I mentioned yesterday thinking of the great Frederick Douglass, born into slavery. He escaped from slavery. He became a leading voice, an intellectual leader in the abolitionist movement. He was an activist. He was a huge supporter of Reconstruction in the south. Then he lives to witness the Hayes Compromise [that pulled the last federal troops from the South after the Civil War and ended the Reconstruction Era] and the rise of lynching and the rise of the Ku Klux Klan. What did Frederick Douglass do after the Hayes Compromise? Do you think he rolled over and said, “Oh shit, we lost?” I don’t think so. He rose up, like everybody has to do.

The one thing I would hate is that the election of Trump makes young people or good-hearted people say, “Oh, woe is me,” and become cynical and depressed. I just made a T-shirt that I’m wearing right now and it says “Depressed? Maybe it’s political.” I think it is political. The great antidote to depression is activism. That’s what gets you going in the morning.

Your book is called Demand the Impossible. It sounds like that’s pretty applicable now.

The title comes from a phrase sometimes attributed to Che Guevara, but James Baldwin said something very similar. That phrase is “Be realistic. Demand the impossible.” The idea is, don’t settle for the framework that’s been given to you. Break out of that framework and demand something more and release your imagination.

Everything I write about in this book is actually quite possible.
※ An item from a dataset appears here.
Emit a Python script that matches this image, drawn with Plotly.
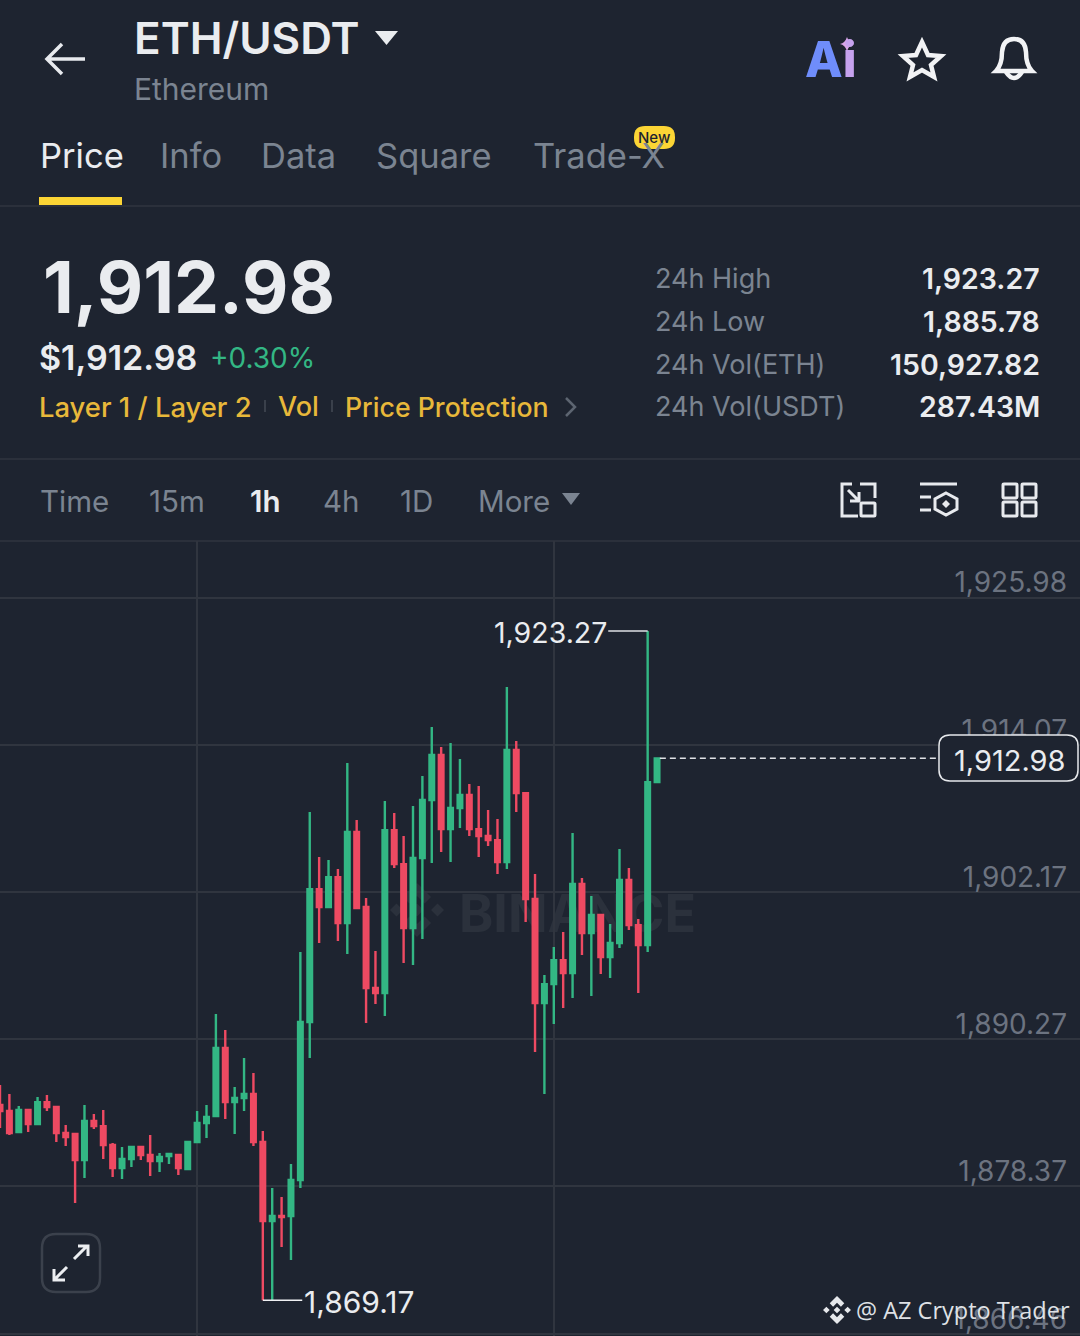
import re
import plotly.graph_objects as go

W, H = 1080, 1336
BG = "#1e2430"
WHITE = "#eaecef"
GRAY = "#7b8491"
GRID = "#30353f"
YELLOW = "#e8b83a"
GREEN = "#33b784"
RED = "#ee4a62"
FONT = "Inter"

opens = [1884.95, 1884.47, 1882.77, 1884.55, 1883.42, 1885.19, 1884.79, 1882.69, 1882.61, 1880.51,
         1883.66, 1883.25, 1881.72, 1879.86, 1880.59, 1881.56, 1880.91, 1880.42, 1880.83, 1880.91,
         1879.78, 1881.96, 1883.50, 1884.06, 1889.56, 1885.19, 1885.52, 1885.84, 1881.96, 1875.57,
         1875.98, 1875.98, 1878.89, 1891.66, 1902.41, 1900.96, 1903.38, 1899.66, 1907.02, 1900.96,
         1894.41, 1894.01, 1907.18, 1904.43, 1899.26, 1904.92, 1909.61, 1913.25, 1907.26, 1908.96,
         1910.01, 1907.26, 1906.70, 1906.37, 1904.60, 1913.65, 1910.17, 1901.61, 1893.20, 1894.73,
         1896.67, 1895.62, 1902.82, 1898.86, 1900.31, 1896.92, 1898.05, 1903.14, 1899.50, 1897.89,
         1911.06]
highs = [1886.57, 1885.84, 1884.87, 1884.55, 1885.60, 1885.76, 1884.79, 1883.33, 1882.61, 1884.95,
         1884.22, 1884.55, 1881.88, 1881.56, 1881.64, 1881.56, 1882.53, 1881.07, 1881.07, 1880.91,
         1881.96, 1884.47, 1884.95, 1892.31, 1891.01, 1886.41, 1888.75, 1887.54, 1882.85, 1878.24,
         1877.51, 1880.18, 1897.32, 1908.64, 1905.00, 1904.76, 1904.03, 1912.60, 1907.99, 1901.69,
         1897.40, 1909.53, 1908.56, 1906.70, 1909.12, 1911.55, 1915.51, 1913.89, 1914.22, 1912.92,
         1910.90, 1910.74, 1908.80, 1908.07, 1918.74, 1914.38, 1910.25, 1903.63, 1895.46, 1897.72,
         1898.94, 1906.94, 1903.30, 1901.85, 1900.31, 1899.58, 1905.65, 1904.11, 1899.99, 1923.27,
         1912.98]
lows = [1883.09, 1882.53, 1882.77, 1882.77, 1883.42, 1884.47, 1881.96, 1881.64, 1877.03, 1879.05,
        1883.01, 1880.59, 1879.13, 1878.97, 1879.94, 1880.51, 1879.21, 1879.54, 1880.18, 1879.29,
        1879.78, 1881.96, 1882.28, 1884.06, 1883.82, 1882.61, 1884.47, 1881.64, 1869.17, 1869.17,
        1873.47, 1872.42, 1878.24, 1888.75, 1898.05, 1900.96, 1898.21, 1897.16, 1900.80, 1891.58,
        1893.12, 1892.15, 1904.11, 1896.43, 1896.27, 1898.37, 1904.51, 1905.40, 1904.60, 1907.34,
        1906.70, 1905.00, 1905.89, 1903.63, 1904.03, 1908.64, 1899.75, 1889.24, 1885.84, 1891.50,
        1892.79, 1893.60, 1897.08, 1893.76, 1895.54, 1895.22, 1897.64, 1899.10, 1894.01, 1897.32,
        1911.06]
closes = [1884.47, 1882.69, 1884.55, 1883.42, 1885.19, 1884.79, 1882.69, 1882.36, 1880.51, 1883.66,
          1883.25, 1881.72, 1879.86, 1880.59, 1881.56, 1880.91, 1880.42, 1880.75, 1880.99, 1879.86,
          1881.96, 1883.50, 1883.98, 1889.56, 1885.19, 1885.52, 1885.84, 1881.96, 1875.57, 1875.98,
          1875.90, 1878.89, 1891.66, 1902.41, 1900.96, 1903.38, 1899.66, 1907.02, 1900.88, 1894.41,
          1894.01, 1907.18, 1904.43, 1899.26, 1904.92, 1909.61, 1913.25, 1907.26, 1908.96, 1910.01,
          1907.26, 1906.70, 1906.37, 1904.60, 1913.65, 1910.17, 1901.61, 1893.20, 1894.73, 1896.67,
          1895.62, 1902.82, 1898.86, 1900.31, 1896.92, 1898.05, 1903.14, 1899.50, 1897.89, 1911.06,
          1912.98]
candle_x = list(range(len(opens)))

price_ticks = [1925.98, 1914.07, 1902.17, 1890.27, 1878.37, 1866.46]
time_grid = [21, 59]
last_price, day_high, day_low = 1912.98, 1923.27, 1869.17
high_idx, low_idx, last_idx = 69, 28, 70

tabs = ["Price", "Info", "Data", "Square", "Trade-X"]
tab_left = [40, 160, 261, 376, 533]
stat_names = ["24h High", "24h Low", "24h Vol(ETH)", "24h Vol(USDT)"]
stat_values = ["1,923.27", "1,885.78", "150,927.82", "287.43M"]
stat_rows = [278, 321, 364, 407]
intervals = ["Time", "15m", "1h", "4h", "1D", "More"]
interval_left = [40, 149, 250, 323, 400, 478]


def px(x):
    return x / W


def py(y):
    return 1 - y / H


def to_paper(d):
    # pixel svg path -> paper coords, numbers are always x y pairs
    out, is_x = [], True
    for tok in re.findall(r"[MLQCZ]|-?\d+\.?\d*", d):
        if tok.isalpha():
            out.append(tok)
        else:
            out.append(f"{px(float(tok)) if is_x else py(float(tok)):.5f}")
            is_x = not is_x
    return " ".join(out)


def path(d, color=None, fill=None, width=3, layer="above"):
    return dict(type="path", path=to_paper(d), xref="paper", yref="paper", layer=layer,
                line=dict(color=color or "rgba(0,0,0,0)", width=width if color else 0),
                fillcolor=fill or "rgba(0,0,0,0)")


def rect(x0, y0, x1, y1, fill):
    return dict(type="rect", xref="paper", yref="paper", x0=px(x0), x1=px(x1), y0=py(y0), y1=py(y1),
                line=dict(width=0), fillcolor=fill, layer="above")


def hline(y, color=GRID):
    return dict(type="line", xref="paper", yref="paper", x0=0, x1=1, y0=py(y), y1=py(y),
                line=dict(color=color, width=1.5), layer="above")


def round_box(x0, y0, x1, y1, r):
    return (f"M {x0+r} {y0} L {x1-r} {y0} Q {x1} {y0} {x1} {y0+r} L {x1} {y1-r} Q {x1} {y1} {x1-r} {y1} "
            f"L {x0+r} {y1} Q {x0} {y1} {x0} {y1-r} L {x0} {y0+r} Q {x0} {y0} {x0+r} {y0} Z")


def diamond(cx, cy, r):
    return f"M {cx} {cy-r} L {cx+r} {cy} L {cx} {cy+r} L {cx-r} {cy} Z "


def logo(cx, cy, s, color, layer="above"):
    # binance mark: centre + side diamonds, top and bottom chevrons
    d = diamond(cx, cy, s * 0.24) + diamond(cx - s * 0.76, cy, s * 0.24) + diamond(cx + s * 0.76, cy, s * 0.24)
    d += (f"M {cx} {cy-s} L {cx+s*0.52} {cy-s*0.48} L {cx+s*0.28} {cy-s*0.24} L {cx} {cy-s*0.52} "
          f"L {cx-s*0.28} {cy-s*0.24} L {cx-s*0.52} {cy-s*0.48} Z ")
    d += (f"M {cx} {cy+s} L {cx+s*0.52} {cy+s*0.48} L {cx+s*0.28} {cy+s*0.24} L {cx} {cy+s*0.52} "
          f"L {cx-s*0.28} {cy+s*0.24} L {cx-s*0.52} {cy+s*0.48} Z")
    return path(d, fill=color, layer=layer)


def label(x, y, text, size, color=GRAY, anchor="left", weight=400, family=FONT):
    return dict(x=px(x), y=py(y), xref="paper", yref="paper", text=text, showarrow=False,
                xanchor=anchor, yanchor="middle", borderpad=0, borderwidth=0,
                font=dict(family=family, size=size, color=color, weight=weight))


fig = go.Figure(go.Candlestick(
    x=candle_x, open=opens, high=highs, low=lows, close=closes,
    increasing=dict(line=dict(color=GREEN, width=2.4), fillcolor=GREEN),
    decreasing=dict(line=dict(color=RED, width=2.4), fillcolor=RED),
    showlegend=False,
))

notes = [
    label(134, 38, "ETH/USDT", 44, WHITE, weight=600),
    label(134, 89, "Ethereum", 30),
    label(654, 137, "New", 15, "#1e2430", "center", 500),
    label(43, 287, "1,912.98", 71.5, WHITE, weight=700),
    label(39, 357, "$1,912.98", 34, WHITE, weight=600),
    label(210, 358, "+0.30%", 28, GREEN),
    label(39, 407, "Layer 1 / Layer 2", 27.4, YELLOW, weight=500),
    label(278, 407, "Vol", 27, YELLOW, weight=500),
    label(345, 407, "Price Protection", 26.7, YELLOW, weight=500),
    label(805, 60, "<span style='color:#6f8dfb'>A</span><span style='color:#c6a2ee'>i</span>", 49, "#6f8dfb", weight=800),
    label(1010, 760, f"{last_price:,.2f}", 29, WHITE, "center"),
    label(607, 632, f"{day_high:,.2f}", 28.5, WHITE, "right"),
    label(304, 1302, f"{day_low:,.2f}", 30, WHITE),
    label(856, 1310, "@ AZ Crypto Trader", 23.5, "#dfe1e5", family="Open Sans"),
]
for name, left, i in zip(tabs, tab_left, range(len(tabs))):
    notes.append(label(left, 156, name, 34.5, WHITE if i == 0 else GRAY))
for name, value, row in zip(stat_names, stat_values, stat_rows):
    notes.append(label(655, row, name, 27))
    notes.append(label(1040, row, value, 28.5, WHITE, "right", 600))
for name, left in zip(intervals, interval_left):
    active = name == "1h"
    notes.append(label(left, 501, name, 29.5, WHITE if active else GRAY, weight=600 if active else 400))

shapes = [
    # watermark goes under the candles
    dict(type="rect", xref="paper", yref="paper", x0=px(450), x1=px(705), y0=py(890), y1=py(932),
         layer="below", line=dict(width=0), fillcolor="rgba(0,0,0,0)",
         label=dict(text="<b>BINANCE</b>", font=dict(family=FONT, size=52, color="#2b313c"),
                    textposition="middle center")),
    logo(417, 910, 27, "#2b313c", "below"),
    hline(206), hline(459), hline(541),
    rect(39, 197, 122, 205, "#fcd535"),
    path(round_box(634, 126, 675, 149, 11), fill="#fcd535"),
    # header icons
    path("M 85 59 L 47 59 M 62 44 L 47 59 L 62 74", "#e8eaee", width=3.5),
    path("M 375 31 L 398 31 L 386.5 45 Z", fill=WHITE),
    path("M 847 37 Q 849 43 854 44 Q 849 45 847 51 Q 845 45 840 44 Q 845 43 847 37 Z", fill="#d9a6e8"),
    path("M 922 42 L 928 55 L 941 56 L 931 65 L 934 77 L 922 70 L 910 77 L 913 65 L 903 56 L 916 55 Z",
         "#f2f3f5", width=4.5),
    path("M 996 71 Q 1002 65 1002 52 Q 1003 39 1014 39 Q 1025 39 1026 52 Q 1026 65 1032 71 Z", "#f2f3f5", width=4.5),
    path("M 1006 72 Q 1014 84 1022 72", "#f2f3f5", width=4.5),
    # small separators and chevron in the tag row
    path("M 265 400 L 265 412", "#3a404b", width=2),
    path("M 332 400 L 332 412", "#3a404b", width=2),
    path("M 566 398 L 575 407 L 566 416", "#5d6571", width=2.5),
    # toolbar icons
    path("M 562 493 L 580 493 L 571 505 Z", fill=GRAY),
    path("M 860 484 L 875 484 L 875 498 M 858 516 L 842 516 L 842 484 L 852 484", "#e8eaee", width=3),
    path(round_box(861, 503, 875, 516, 1), "#e8eaee", width=3),
    path("M 848 490 L 859 501 M 859 492 L 859 501 L 850 501", "#e8eaee", width=3),
    path("M 920 484 L 957 484 M 920 497 L 931 497 M 920 510 L 931 510", "#e8eaee", width=3),
    path("M 946 493 L 957 499 L 957 509 L 946 515 L 935 509 L 935 499 Z", "#e8eaee", width=3),
    path(diamond(946, 504, 4), fill="#e8eaee"),
    path(round_box(1003, 484, 1017, 498, 1), "#e8eaee", width=3),
    path(round_box(1022, 484, 1036, 498, 1), "#e8eaee", width=3),
    path(round_box(1003, 502, 1017, 516, 1), "#e8eaee", width=3),
    path(round_box(1022, 502, 1036, 516, 1), "#e8eaee", width=3),
    # expand button
    path(round_box(42, 1234, 100, 1292, 14), "#3b414c", width=2.5),
    path("M 74 1259 L 87 1246 M 78 1246 L 88 1246 L 88 1256", "#eceef1", width=3),
    path("M 67 1267 L 55 1279 M 54 1269 L 54 1280 L 65 1280", "#eceef1", width=3),
    # high, low and last price leaders
    dict(type="line", xref="x", yref="y", x0=high_idx, x1=64.8, y0=day_high, y1=day_high,
         line=dict(color="#dfe1e5", width=1.5), layer="above"),
    dict(type="line", xref="x", yref="y", x0=low_idx, x1=32.2, y0=day_low, y1=day_low,
         line=dict(color="#f0f1f3", width=1.5), layer="above"),
    dict(type="line", xref="x", yref="y", x0=last_idx + 0.3, x1=100, y0=last_price, y1=last_price,
         line=dict(color="#dfe1e5", width=1.5, dash="6px,4px"), layer="above"),
    path(round_box(939, 735, 1078, 781, 11), "#e6e8eb", BG, 1.5),
    logo(837, 1310, 14, "#e6e8eb"),
]

fig.update_layout(
    width=W, height=H,
    margin=dict(l=0, r=0, t=0, b=0),
    paper_bgcolor=BG, plot_bgcolor=BG,
    boxgap=0.3,
    showlegend=False,
    annotations=notes,
    shapes=shapes,
    xaxis=dict(
        domain=[0, 1], range=[0, 115.06],
        rangeslider=dict(visible=False),
        tickmode="array", tickvals=time_grid, showticklabels=False, ticks="",
        showgrid=True, gridcolor=GRID, gridwidth=1.5, zeroline=False, showline=False,
    ),
    yaxis=dict(
        domain=[0, 1 - 541 / H], range=[1866.28, 1930.55],
        side="right", ticklabelposition="inside",
        tickmode="array", tickvals=price_ticks, tickformat=",.2f",
        tickfont=dict(family=FONT, size=28, color="#6c7380"),
        ticklabelstandoff=10, ticklabelshift=-15, ticks="",
        showgrid=True, gridcolor=GRID, gridwidth=1.5, zeroline=False, showline=False,
    ),
)

# the page default leaves an 8px body margin around the figure
fig.write_html("out.html", config=dict(displayModeBar=False), post_script="document.body.style.margin='0';")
Universal free health care is possible. [The U.S.] becoming a nation among nations instead of an uber-Spartan warrior nation is possible. Ending mass incarceration is possible. But they are only possible if we allow ourselves to imagine them and then mobilize ourselves to win.

Is there anything else that we haven’t touched on that you would say about activism in general, and being allies to people of color in particular?

Two quick things. One is that I have often been described as, and I am indeed, a lifelong activist. But I prefer the word organizer, because activist foregrounds the performative aspect of what we do and organizer foregrounds the deep daily work that we do. Organizing is like educating. It’s learning from people, assuming agency in people. When you stand before a classroom if you’re a certain kind of teacher, or when you knock on a door in the neighborhood if you’re a certain type of organizer, you assume intelligence and agency [in people] and you want to tap that agency. That’s the essence of democracy.

The second thing I would say is that the rhythm of activism, the rhythm of good citizenship, the rhythm of leading a moral life, involves four steps that are easy to say and difficult to live.

One step is opening your eyes and paying attention. That can be excruciating because the world is difficult sometimes to look at. But you have to open your eyes, not once and you’ve got it all figured out, but every day. Step two, you have to be astonished. You can’t become a cynic who says, “Oh yeah, I see homeless kids. That’s normal.” No, you have to be astonished at the pain that we visit upon one another. You also have to be astonished at the beauty and ecstasy that is everywhere in spite of everything. If you lose track of that, you lose your reasons for being an activist. So, you open your eyes and pay attention. You are astonished. Then you must act. The fourth step is you must rethink or doubt. So you repeat that for life. Pay attention. Be astonished. Act. Doubt.

That to me is what activists have to do. That means you’re always in the posture of being a learner and you’re always in the posture of trying to live your values — not just have them in the secrecy of your own apartment, but display them in the public square.